N.B. : toutes les notes qui suivent sont de l’auteur du blog, qui a essayé de rapprocher les données du texte de Jean Médard et celles de celui de René Nobécourt. Les passages à comparer sont en caractères blancs, les textes de Jean dans des encadrés.
[2] Le chef du 2ème bataillon est le commandant Rivals, et celui du 3ème bataillon le commandant Jules.
[3] Son chef est le commandant Perret, qui prendra le commandement du régiment après la blessure du colonel Théron.
[4] Le 2ème bataillon comprenait trois compagnies, les 5ème, 6ème et 7ème. L’ordre de bataille ne précise pas quelles sont les « deux compagnies de tête » mais l’une d’elle est forcément la 5ème (capitaine Candillon tué, et lieutenant Millière blessé). L’autre est sans doute la 6ème (Gonin tué et Bouchez blessé – le sous-lieutenant Bouchez, à la tête d’une section, remplaçait Jean en charge des liaisons). Il me parait peu vraisemblable que Pochard parle ici de la 7ème (Jesson tué et La Morinerie blessé) puisque paradoxalement une section au moins (celle de La Morinerie) avait beaucoup progressé vers l’avant et s’y est trouvée isolée.

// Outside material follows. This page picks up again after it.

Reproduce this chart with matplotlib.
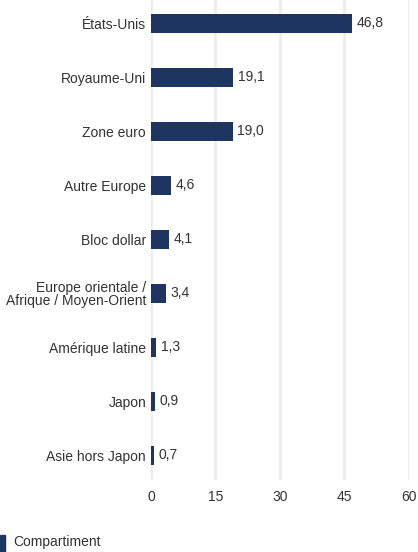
import matplotlib as mpl
mpl.use('Agg')
import matplotlib.pyplot as plt
from matplotlib.patches import Rectangle

regions = ["États-Unis", "Royaume-Uni", "Zone euro", "Autre Europe", "Bloc dollar",
           "Europe orientale /\nAfrique / Moyen-Orient", "Amérique latine", "Japon",
           "Asie hors Japon"]
values = [46.8, 19.1, 19.0, 4.6, 4.1, 3.4, 1.3, 0.9, 0.7]
xticks = [0, 15, 30, 45, 60]
series_name = "Compartiment"

bar_color = '#1d3560'
text_color = '#333333'
plt.rcParams['font.family'] = ['Liberation Sans Narrow', 'Liberation Sans', 'DejaVu Sans']
fs = 10

fig = plt.figure(figsize=(4.18, 5.52), dpi=100)
ax = fig.add_axes([0.361, 0.130, 0.617, 0.870])

pos = list(range(len(regions)))
ax.barh(pos, values, height=0.35, color=bar_color, zorder=3)
for p, v in zip(pos, values):
    ax.annotate(f"{v:.1f}".replace('.', ','), (v, p), xytext=(3.5, 0),
                textcoords='offset points', va='center', ha='left',
                fontsize=fs, color=text_color)

ax.set_ylim(8.46, -0.43)
ax.set_xlim(0, 60)
ax.set_yticks(pos)
ax.set_yticklabels(regions, fontsize=fs, color=text_color, linespacing=0.9)
ax.set_xticks(xticks)
ax.set_xticklabels([str(t) for t in xticks], fontsize=fs, color=text_color)
ax.tick_params(length=0)
ax.tick_params(axis='y', pad=3.5)
ax.tick_params(axis='x', pad=7)
ax.grid(axis='x', color='#ececec', linewidth=2, zorder=0)
for s in ax.spines.values():
    s.set_visible(False)

# legend
fig.patches.append(Rectangle((0.0, 0.0), 0.012, 0.03, transform=fig.transFigure,
                             color=bar_color, figure=fig))
fig.text(0.031, 0.031, series_name, fontsize=fs, color=text_color, va='top', ha='left')

fig.savefig('out.png', dpi=100)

[5] Le JMO précise qu’il s’agit de Marcel Simonin (1893-1968), qui commandait la 6e compagnie. Sorti du rang, il sera nommé capitaine en 1918. Il restera officier d’active et finira colonel pendant la 2ème guerre mondiale. Jean l’appréciait beaucoup, son nom revient à plusieurs reprises dans ses lettres de 1918 et dans ses mémoires. Un exemple parmi d’autres « J’ai l’avantage d’avoir pour Cdt de compagnie Simonin, qui est un excellent camarade et un chic type. Il vient de recevoir la Légion d’honneur et je te prie de croire qu’il ne l’a pas volée. »
[6] Donc la 2ème compagnie de mitrailleurs, à laquelle appartenaient Mellinette et Baillot, tous deux tués ce jour-là.
[7] Sûrement la 9e compagnie (Chazot et Moutier blessés) et la 11e compagnie (Marceau et Morin tués).
[8] L’un des deux est Lucien Soula, l’autre est l’officier de liaison d’artillerie, qui n’appartenait donc pas au 132ème R.I. 
[9] Certainement Gonin, puisque Pochard mentionne des hommes de la 5ème et de la 6ème compagnie, et que l'autre officier tué appartenant à une de ces deux compagnies était René Candillon, qui était capitaine. Par ailleurs, Gonin, né en 1896, était effectivement le plus jeune de tous les officiers du 132ème tués ce jour-là.
[10] Les neuf officiers du 132ème mentionnés par leur nom dans le JMO plus l’officier de liaison d’artillerie.